バイデン氏は記者会見の冒頭で「この3年間で、日米間のパートナーシップは真のグローバルパートナーシップへと変貌を遂げた」と強調した。「岸田首相の勇気あるリーダーシップのおかげだ」とたたえた。

両国の安全保障協力について「日米両軍がシームレスかつ効果的に連携できるように、相互運用性と計画性を高めている」と発言した。「これは日米同盟が発足して以来、最も重要なアップグレードだ」と訴えた。

首相「現状変更の試みは断じて許容せず」 

首相は「人間の尊厳が守られる世界をつくる責任をともに果たそう。日本は常に米国とともにある」とバイデン氏に呼びかけた。日米同盟の抑止力の一層の強化が急務との認識で一致したと話した。

「力や威圧による一方的な現状変更の試みは世界のいかなる場所であれ断じて許容できない。同盟国・同志国と連携し毅然として対応していく」と強調した。

中国について「大国としての責任を果たすよう働きかける。あらゆるレベルで緊密に意思疎通を図っていく」と表明した。台湾海峡の平和と安定の重要性を強調し、両岸問題の平和的解決を促す考えを示した。

バイデン氏は日米同盟に関して「まさに防衛的なものだ」と指摘した。「特定の国を狙ったものでもなければ、この地域の脅威でもない」と言及した。

米中関係を巡り「双方のコミュニケーションのラインを改善し続けている」と説明した。習近平(シー・ジンピン)国家主席との関係について「私たちは何か話し合いたいことがあればいつでも個人的に連絡を取り合うことで合意している」と語った。

岸田首相(写真左)とともに記者会見で話すバイデン米大統領(10日、ワシントン)=AP

バイデン氏「北朝鮮問題、岸田首相の計画について話した」 

首相は北朝鮮による日本人の拉致問題に触れ、バイデン氏の理解や支持を得たと明らかにした。「日朝間の実りある関係を樹立することは双方の利益に合致する」と話した。「諸懸案の解決に向けて首脳会談を実現すべく私直轄のハイレベルでの協議を進めていく方針に変わりない」と意欲を示した。
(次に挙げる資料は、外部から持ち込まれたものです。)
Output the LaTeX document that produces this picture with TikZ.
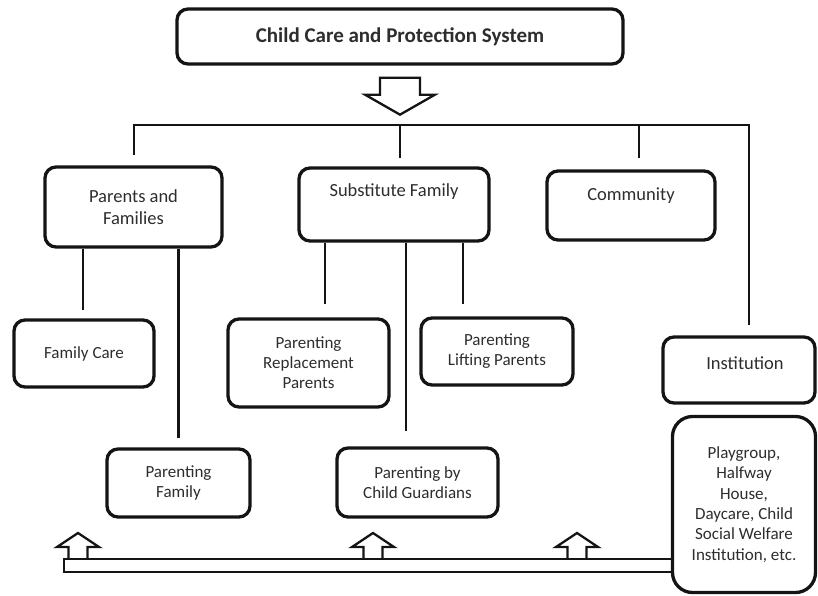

バイデン氏は「同盟国が北朝鮮と対話を始める機会を歓迎する」と表明した。首脳会談の議題として取り上げたと明かし「岸田首相が(会談の)可能性、彼の計画について話した」と触れた。

拉致問題の即時解決が必要との立場を強調した。「北朝鮮は国際社会が抱える深刻な人権・人道上の懸念に対処しなければならない点で私たちは同意している」とも語った。

首相はロシアによるウクライナ侵攻を巡り「日本が自らの問題として厳しい対ロ制裁と強力なウクライナ支援を継続していく」との決意を示した。』